Sabedor de que le son ya intrínsecas, Usain Bolt habla tanto de la eternidad y la inmortalidad, como si hiciera filosofía y no atletismo.

 

Como sea, el jamaicano no exagera; confirmado como el hombre más veloz de la historia, su competencia ya es con las generaciones que vendrán y no con quienes durante casi una década han intentado en vano asaltar su corona.

 

Por ponerlo en perspectiva, basta con decir que hasta antes de él, sólo Carl Lewis había ganado dos veces los 100 metros (Los Ángeles 84 y Seúl 88 tras el dopaje de Ben Johnson) y nadie repitió en los 200; hazaña inmensa en su momento, tanto como para apodar “Hijo del viento” a Carl, pero muy menor a lo que Usain buscará consumar este martes: al tercer oro consecutivo en 100 metros, añadir el triplete en 200; por donde se le busque, una barbaridad.

 

Los demás deportes pueden apasionarnos y emocionarnos, pero asumamos que ninguno resulta tan esencial para esta especie (y para la mayoría de las de tierra) como el correr: por supervivencia, por hallar alimento o escondite, por rituales y ceremonias para contentar a cierta divinidad, por esparcimiento, incluso por patriotismo (faceta ya presente en la antigua Olimpia, con deportistas que asumían ese rol de abanderados de una Ciudad Estado) o por negocio, el ser humano corre desde antes de haberse reconocido como tal.

 

Y Usain no sólo lo hace a tal celeridad y con tamaña hegemonía (hablamos de que tiene ocho años en esa cumbre), sino que de la forma más espectacular, vistosa, mediática.

 

¿Qué tan querido es Bolt?
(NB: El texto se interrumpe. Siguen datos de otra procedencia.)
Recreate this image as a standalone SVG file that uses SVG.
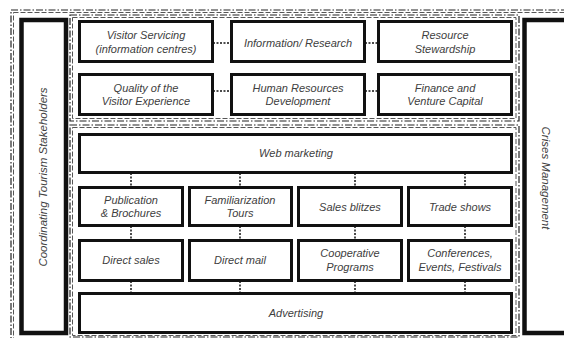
<svg xmlns="http://www.w3.org/2000/svg" width="564" height="338" viewBox="0 0 564 338">
  <style>
    .frame { fill: none; stroke: #222; stroke-width: 1.2; stroke-dasharray: 7 2 1.5 2; }
    .frame2 { fill: none; stroke: #555; stroke-width: 1; stroke-dasharray: 5 2; }
    .box { fill: #fff; stroke: #111; stroke-width: 3; }
    .side { fill: #fff; stroke: #111; stroke-width: 4.5; }
    .lbl { font-family: "Liberation Sans", Arial, sans-serif; font-style: italic; font-size: 11px; fill: #404040; text-anchor: middle; }
    .link { stroke: #111; stroke-width: 1.5; stroke-dasharray: 2 1.5; fill: none; }
  </style>
  <rect width="564" height="338" fill="#fff"/>

  <!-- outer frame -->
  <g id="outer-frame">
    <rect class="frame" x="11" y="10" width="560" height="340"/>
    <rect class="frame2" x="13.5" y="12.5" width="560" height="340"/>
  </g>

  <!-- dash-dot containers -->
  <g id="container-top">
    <rect class="frame" x="70" y="15" width="449" height="106"/>
    <rect class="frame2" x="72.5" y="17.5" width="443.5" height="101"/>
  </g>
  <g id="container-bottom">
    <rect class="frame" x="70" y="125" width="449" height="212"/>
    <rect class="frame2" x="72.5" y="127.5" width="443.5" height="208"/>
  </g>

  <!-- side bars -->
  <g id="stakeholders">
    <rect class="side" x="21.5" y="20" width="44.5" height="313"/>
    <text class="lbl" font-size="11.5" style="font-size:11.5px" transform="translate(47 177) rotate(-90)">Coordinating Tourism Stakeholders</text>
  </g>
  <g id="crises">
    <rect class="side" x="524.5" y="20" width="50" height="313"/>
    <text class="lbl" style="font-size:11.5px" transform="translate(542 178) rotate(90)">Crises Management</text>
  </g>

  <!-- connectors -->
  <g id="connectors">
    <line class="link" x1="213" y1="43" x2="230" y2="43"/>
    <line class="link" x1="365" y1="43" x2="377" y2="43"/>
    <line class="link" x1="213" y1="91" x2="230" y2="91"/>
    <line class="link" x1="365" y1="91" x2="377" y2="91"/>

    <line class="link" x1="131" y1="173" x2="131" y2="186"/>
    <line class="link" x1="240" y1="173" x2="240" y2="186"/>
    <line class="link" x1="355" y1="173" x2="355" y2="186"/>
    <line class="link" x1="465" y1="173" x2="465" y2="186"/>

    <line class="link" x1="131" y1="226" x2="131" y2="239"/>
    <line class="link" x1="240" y1="226" x2="240" y2="239"/>
    <line class="link" x1="355" y1="226" x2="355" y2="239"/>
    <line class="link" x1="465" y1="226" x2="465" y2="239"/>

    <line class="link" x1="131" y1="281" x2="131" y2="293"/>
    <line class="link" x1="240" y1="281" x2="240" y2="293"/>
    <line class="link" x1="355" y1="281" x2="355" y2="293"/>
    <line class="link" x1="465" y1="281" x2="465" y2="293"/>
  </g>

  <!-- upper block -->
  <g id="visitor-servicing">
    <rect class="box" x="79.5" y="21.5" width="133" height="40"/>
    <text class="lbl" x="146" y="39">Visitor Servicing</text>
    <text class="lbl" x="146" y="53">(information centres)</text>
  </g>
  <g id="information-research">
    <rect class="box" x="231.5" y="21.5" width="133" height="40"/>
    <text class="lbl" x="298" y="47">Information/ Research</text>
  </g>
  <g id="resource-stewardship">
    <rect class="box" x="378.5" y="21.5" width="133" height="40"/>
    <text class="lbl" x="445" y="39">Resource</text>
    <text class="lbl" x="445" y="53">Stewardship</text>
  </g>
  <g id="visitor-experience">
    <rect class="box" x="79.5" y="74.5" width="133" height="40"/>
    <text class="lbl" x="146" y="92">Quality of the</text>
    <text class="lbl" x="146" y="105">Visitor Experience</text>
  </g>
  <g id="human-resources">
    <rect class="box" x="231.5" y="74.5" width="133" height="40"/>
    <text class="lbl" x="298" y="92">Human Resources</text>
    <text class="lbl" x="298" y="105">Development</text>
  </g>
  <g id="finance">
    <rect class="box" x="378.5" y="74.5" width="133" height="40"/>
    <text class="lbl" x="445" y="92">Finance and</text>
    <text class="lbl" x="445" y="105">Venture Capital</text>
  </g>

  <!-- lower block -->
  <g id="web-marketing">
    <rect class="box" x="79.5" y="134.5" width="432" height="38"/>
    <text class="lbl" x="296" y="157">Web marketing</text>
  </g>

  <g id="publication">
    <rect class="box" x="79.5" y="187.5" width="103" height="38"/>
    <text class="lbl" x="131" y="204">Publication</text>
    <text class="lbl" x="131" y="217">&amp; Brochures</text>
  </g>
  <g id="familiarization">
    <rect class="box" x="189.5" y="187.5" width="102" height="38"/>
    <text class="lbl" x="240" y="204">Familiarization</text>
    <text class="lbl" x="240" y="217">Tours</text>
  </g>
  <g id="sales-blitzes">
    <rect class="box" x="298.5" y="187.5" width="103" height="38"/>
    <text class="lbl" x="350" y="211">Sales blitzes</text>
  </g>
  <g id="trade-shows">
    <rect class="box" x="408.5" y="187.5" width="103" height="38"/>
    <text class="lbl" x="460" y="211">Trade shows</text>
  </g>

  <g id="direct-sales">
    <rect class="box" x="79.5" y="240.5" width="103" height="40"/>
    <text class="lbl" x="131" y="264">Direct sales</text>
  </g>
  <g id="direct-mail">
    <rect class="box" x="189.5" y="240.5" width="102" height="40"/>
    <text class="lbl" x="240" y="264">Direct mail</text>
  </g>
  <g id="cooperative">
    <rect class="box" x="298.5" y="240.5" width="103" height="40"/>
    <text class="lbl" x="350" y="257">Cooperative</text>
    <text class="lbl" x="350" y="271">Programs</text>
  </g>
  <g id="conferences">
    <rect class="box" x="408.5" y="240.5" width="103" height="40"/>
    <text class="lbl" x="460" y="257">Conferences,</text>
    <text class="lbl" x="460" y="271">Events, Festivals</text>
  </g>

  <g id="advertising">
    <rect class="box" x="79.5" y="293.5" width="432" height="39"/>
    <text class="lbl" x="296" y="317">Advertising</text>
  </g>
</svg>
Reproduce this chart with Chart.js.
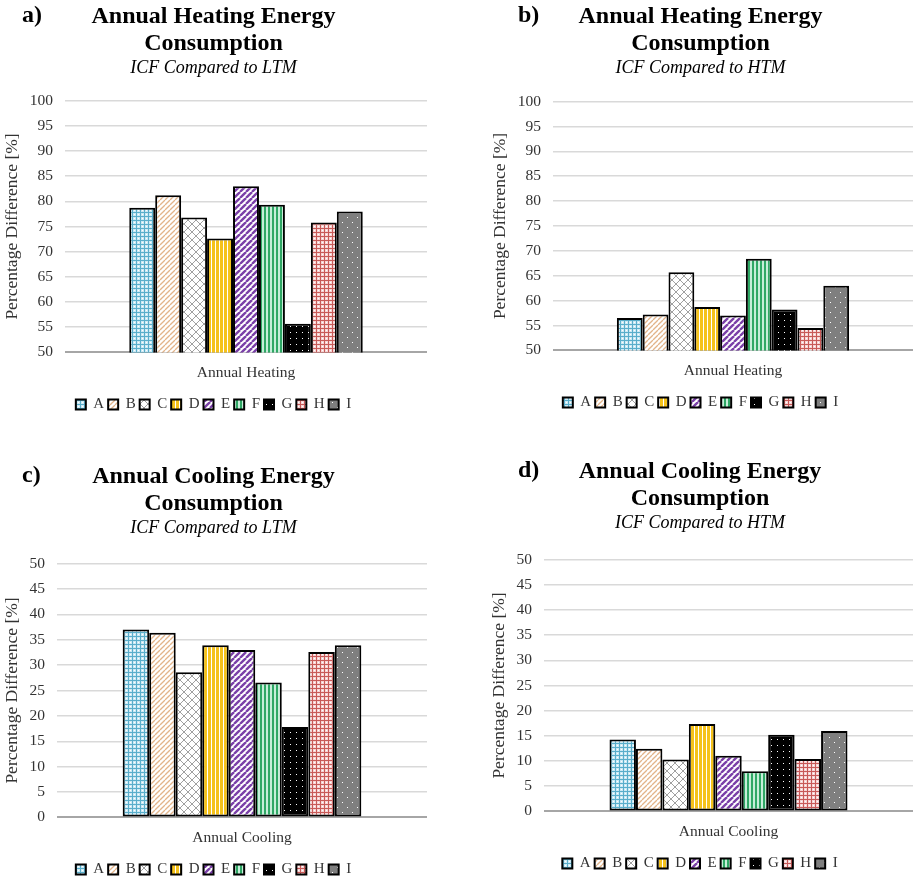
<!DOCTYPE html>
<html><head><meta charset="utf-8">
<script src="https://cdn.jsdelivr.net/npm/chart.js@4.4.0/dist/chart.umd.min.js"></script>
<style>
html,body{margin:0;padding:0;background:#fff}
body{width:914px;height:879px;position:relative;overflow:hidden}
canvas{position:absolute}
</style></head><body>
<canvas id="ca" width="444" height="440" style="left:0px;top:0px"></canvas>
<canvas id="cb" width="426" height="440" style="left:488px;top:0px"></canvas>
<canvas id="cc" width="444" height="430" style="left:0px;top:460px"></canvas>
<canvas id="cd" width="427" height="430" style="left:487px;top:455px"></canvas>
<script>
// ---- data ----
const seriesNames = ['A','B','C','D','E','F','G','H','I'];
const heatingCategory = ['Annual Heating'];
const coolingCategory = ['Annual Cooling'];
const heatingLTM = [78.7, 81.2, 76.8, 72.6, 83.0, 79.3, 55.7, 75.8, 78.0];
const heatingHTM = [56.5, 57.2, 65.7, 58.7, 57.0, 68.4, 58.2, 54.5, 63.0];
const coolingLTM = [37.0, 36.4, 28.6, 33.9, 33.0, 26.6, 17.8, 32.6, 33.9];
const coolingHTM = [14.3, 12.45, 10.3, 17.35, 11.05, 7.95, 15.2, 10.4, 15.95];
const heatingTicks = [50, 55, 60, 65, 70, 75, 80, 85, 90, 95, 100];
const coolingTicks = [0, 5, 10, 15, 20, 25, 30, 35, 40, 45, 50];
const heatingTitle = ['Annual Heating Energy', 'Consumption'];
const coolingTitle = ['Annual Cooling Energy', 'Consumption'];
const subtitleLTM = 'ICF Compared to LTM';
const subtitleHTM = 'ICF Compared to HTM';
const yAxisTitle = 'Percentage Difference [%]';

// ---- styles ----
const SERIF = '"Liberation Serif", "Times New Roman", serif';
function tile(w, h, draw) {
  const c = document.createElement('canvas');
  c.width = w; c.height = h;
  const g = c.getContext('2d');
  draw(g, w, h);
  return g.createPattern(c, 'repeat');
}
function diag(g, w, color, lw) {
  g.strokeStyle = color; g.lineWidth = lw;
  for (let o = -w; o <= w; o += w) {
    g.beginPath(); g.moveTo(o, w); g.lineTo(o + w, 0); g.stroke();
  }
}
const patterns = [
  tile(4, 4, g => { g.fillStyle = '#cbe9f4'; g.fillRect(0,0,4,4); g.fillStyle = '#5aaecb'; g.fillRect(0,0,4,1); g.fillRect(0,0,1,4); g.fillStyle='#ffffff'; g.fillRect(2,2,1,1); }),
  tile(5, 5, g => { g.fillStyle = '#ffffff'; g.fillRect(0,0,5,5); diag(g, 5, '#e2b48a', 1.3); }),
  tile(8, 8, g => { g.fillStyle = '#ffffff'; g.fillRect(0,0,8,8); g.strokeStyle = '#a0a0a0'; g.lineWidth = 1;
    g.beginPath(); g.moveTo(0,0); g.lineTo(8,8); g.moveTo(8,0); g.lineTo(0,8); g.stroke(); }),
  tile(4, 1, g => { g.fillStyle = '#ffffff'; g.fillRect(0,0,4,1); g.fillStyle = '#f5c21b'; g.fillRect(0,0,3,1); }),
  tile(6, 6, g => { g.fillStyle = '#ffffff'; g.fillRect(0,0,6,6); diag(g, 6, '#7a3fa8', 2.4); }),
  tile(4, 1, g => { g.fillStyle = '#c6eed9'; g.fillRect(0,0,4,1); g.fillStyle = '#2fa865'; g.fillRect(0,0,2,1); }),
  tile(6, 6, g => { g.fillStyle = '#000000'; g.fillRect(0,0,6,6); g.fillStyle = '#ffffff'; g.fillRect(2,2,1,1); }),
  tile(4, 4, g => { g.fillStyle = '#f6d3d3'; g.fillRect(0,0,4,4); g.fillStyle = '#c85a58'; g.fillRect(0,0,4,1); g.fillRect(0,0,1,4); g.fillStyle='#ffffff'; g.fillRect(2,2,1,1); }),
  tile(10, 10, g => { g.fillStyle = '#7f7f7f'; g.fillRect(0,0,10,10); g.fillStyle = '#ffffff'; g.fillRect(2,2,1,1); g.fillRect(7,7,1,1); })
];

const panelLetter = {
  id: 'panelLetter',
  afterDraw(chart, args, opts) {
    const c = chart.ctx;
    c.save();
    c.font = 'bold 24px ' + SERIF;
    c.fillStyle = '#000';
    c.textBaseline = 'middle';
    c.textAlign = 'left';
    c.fillText(opts.text, opts.x, opts.y);
    c.restore();
  }
};

function makeChart(id, p) {
  const datasets = seriesNames.map((name, i) => ({
    label: name,
    data: [p.values[i]],
    backgroundColor: patterns[i],
    borderColor: '#000000',
    borderWidth: 2,
    borderSkipped: false,
    categoryPercentage: 0.645,
    barPercentage: 1.0
  }));
  return new Chart(document.getElementById(id), {
    type: 'bar',
    data: { labels: p.labels, datasets },
    plugins: [panelLetter],
    options: {
      responsive: false,
      animation: false,
      devicePixelRatio: 1,
      layout: { padding: { left: 0, right: p.padRight, top: 0, bottom: p.padBottom } },
      plugins: {
        panelLetter: { text: p.letter, x: p.letterX, y: 16 },
        title: { display: true, text: p.title, color: '#000',
          font: { family: SERIF, size: 24, weight: 'bold', lineHeight: 1.1 },
          padding: { top: 4, bottom: 0 } },
        subtitle: { display: true, text: p.subtitle, color: '#000',
          font: { family: SERIF, size: 18, style: 'italic', lineHeight: 1.1 },
          padding: { top: 2, bottom: p.subPadBottom } },
        legend: { position: 'bottom',
          labels: { boxWidth: 10, boxHeight: 10, padding: 4, color: '#333333',
            font: { family: SERIF, size: 15 } } },
        tooltip: { enabled: false }
      },
      scales: {
        x: {
          grid: { display: false, drawTicks: false },
          border: { display: false },
          ticks: { color: '#333333', padding: 11, font: { family: SERIF, size: 15.5 } }
        },
        y: {
          min: p.ticks[0], max: p.ticks[p.ticks.length - 1],
          afterBuildTicks: s => { s.ticks = p.ticks.map(v => ({ value: v })); },
          afterFit: s => { s.width = p.yWidth; },
          grid: { drawTicks: false,
            color: c => (c.tick && c.tick.value === p.ticks[0]) ? '#a6a6a6' : '#d9d9d9',
            lineWidth: c => (c.tick && c.tick.value === p.ticks[0]) ? 2 : 1.5 },
          border: { display: false },
          ticks: { color: '#333333', padding: 12, font: { family: SERIF, size: 15.5 } },
          title: { display: true, text: yAxisTitle, color: '#333333', padding: { top: 2, bottom: 0 },
            font: { family: SERIF, size: 17.5 } }
        }
      }
    }
  });
}

makeChart('ca', { letter: 'a)', letterX: 22, title: heatingTitle, subtitle: subtitleLTM,
  labels: heatingCategory, values: heatingLTM, ticks: heatingTicks, yWidth: 65,
  padRight: 17, padBottom: 18, subPadBottom: 22 });
makeChart('cb', { letter: 'b)', letterX: 30, title: heatingTitle, subtitle: subtitleHTM,
  labels: heatingCategory, values: heatingHTM, ticks: heatingTicks, yWidth: 65,
  padRight: 1, padBottom: 20, subPadBottom: 23 });
makeChart('cc', { letter: 'c)', letterX: 22, title: coolingTitle, subtitle: subtitleLTM,
  labels: coolingCategory, values: coolingLTM, ticks: coolingTicks, yWidth: 57,
  padRight: 17, padBottom: 3, subPadBottom: 25 });
makeChart('cd', { letter: 'd)', letterX: 31, title: coolingTitle, subtitle: subtitleHTM,
  labels: coolingCategory, values: coolingHTM, ticks: coolingTicks, yWidth: 57,
  padRight: 1, padBottom: 4, subPadBottom: 26 });
</script>
</body></html>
Basta con decir que puede permitirse los mayores excesos de soberbia, que puede pedir silencio al estadio antes del pistoletazo que arranca una competencia, que puede tener algo de la deliciosa verborrea de Muhammad Ali, y aun así seguir siendo una de las personas más populares y agradables del planeta.

 

Su procedencia jamaicana le ayuda. Pocos países caen tan bien como ese. La percepción de relax, el legado de Bob Marley, la rítmica sonrisa, son parte del empaque de un velocista que cambió para siempre el paradigma del biotipo idóneo para un esprintero: ya no bajitos o anchos de hombros, sino este individuo de 195 centímetros, que más parece basquetbolista que atleta. Eso, pero sobre todo su delirante dominio; bien se sabe que si no se le saca una buena ventaja al cabo de media carrera, Usain, con su larga zancada, con su capacidad de aceleración, con su estructura corporal menos resistente al viento, remontará y tendrá tiempo para verse en la pantalla, reírse de quienes le persiguen, golpearse el pecho, abrir los brazos, adelantar el festejo a unos instantes en los que la mayoría no hacen más que apretar la mandíbula y aventarse a la meta.

 

Usain ya es eterno, tal como él sabe y nos recuerda a menudo. Este martes tiende a serlo más. Lo contrario, sería la mayor sorpresa de estos Juegos.